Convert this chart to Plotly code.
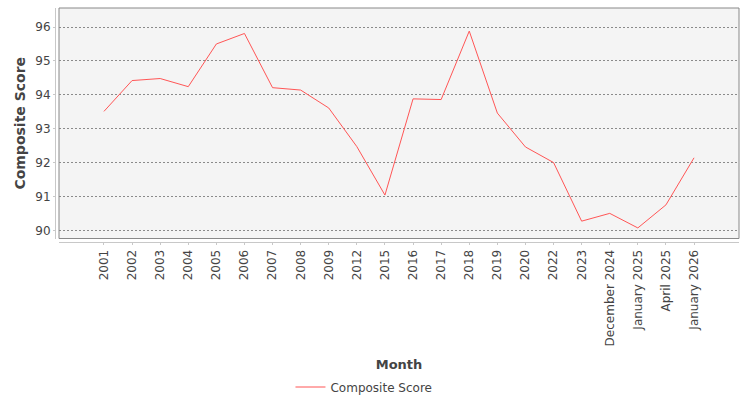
import plotly.graph_objects as go

months = ["2001", "2002", "2003", "2004", "2005", "2006", "2007", "2008", "2009",
          "2012", "2015", "2016", "2017", "2018", "2019", "2020", "2022", "2023",
          "December 2024", "January 2025", "April 2025", "January 2026"]
composite_score = [93.51, 94.42, 94.48, 94.24, 95.50, 95.81, 94.21, 94.14, 93.61,
                   92.47, 91.04, 93.88, 93.86, 95.88, 93.46, 92.46, 92.00, 90.27,
                   90.50, 90.07, 90.75, 92.14]
y_ticks = [90, 91, 92, 93, 94, 95, 96]

W, H = 750, 400
ML, MR, MT, MB = 55, 11, 8, 158
pw = W - ML - MR
ph = H - MT - MB
dx = 4 / pw
dy = 3.5 / ph

FONT = "DejaVu Sans"
TXT = "#444444"

fig = go.Figure()
fig.add_trace(go.Scatter(
    x=months, y=composite_score, mode="lines", name="Composite Score",
    line=dict(color="#ff5555", width=1),
))

fig.update_layout(
    width=W, height=H,
    margin=dict(l=ML, r=MR, t=MT, b=MB, autoexpand=False),
    paper_bgcolor="white",
    plot_bgcolor="#f4f4f4",
    font=dict(family=FONT, size=12, color=TXT),
    showlegend=True,
    legend=dict(orientation="h", xref="container", yref="container",
                x=0.4853, xanchor="center", y=0.0325, yanchor="middle",
                font=dict(family=FONT, size=12, color=TXT),
                bgcolor="rgba(0,0,0,0)"),
    xaxis=dict(
        domain=[dx, 1], anchor="free", position=0,
        type="category", range=[-1.6, 22.6],
        showline=True, linecolor="#c8c8c8", linewidth=1,
        ticks="outside", ticklen=2, tickcolor="#c8c8c8",
        tickangle=-90, tickfont=dict(family=FONT, size=12, color=TXT),
        showgrid=False, zeroline=False,
        title=dict(text="<b>Month</b>", font=dict(family=FONT, size=13, color=TXT), standoff=24),
        automargin=False,
    ),
    yaxis=dict(
        domain=[dy, 1], anchor="free", position=0,
        range=[89.758, 96.562], tickvals=y_ticks,
        showline=True, linecolor="#c8c8c8", linewidth=1,
        ticks="outside", ticklen=2, tickcolor="#c8c8c8",
        tickfont=dict(family=FONT, size=12, color=TXT),
        showgrid=True, gridcolor="#8a8a8a", griddash="2px,2px", gridwidth=1,
        zeroline=False,
        title=dict(text="<b>Composite Score</b>", font=dict(family=FONT, size=14, color=TXT), standoff=5),
        automargin=False,
    ),
    shapes=[dict(type="rect", xref="paper", yref="paper", x0=dx, x1=1, y0=dy, y1=1,
                 line=dict(color="#888888", width=1), fillcolor="rgba(0,0,0,0)", layer="above")],
)

fig.write_html("out.html")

____________________

> Exercise prompt:
Every line from the top of the material above through the line with "import plotly.graph_objects as go" should be duplicated exactly, please; leave out the pictures.

> Reply to the exercise:
Convert this chart to Plotly code.
import plotly.graph_objects as go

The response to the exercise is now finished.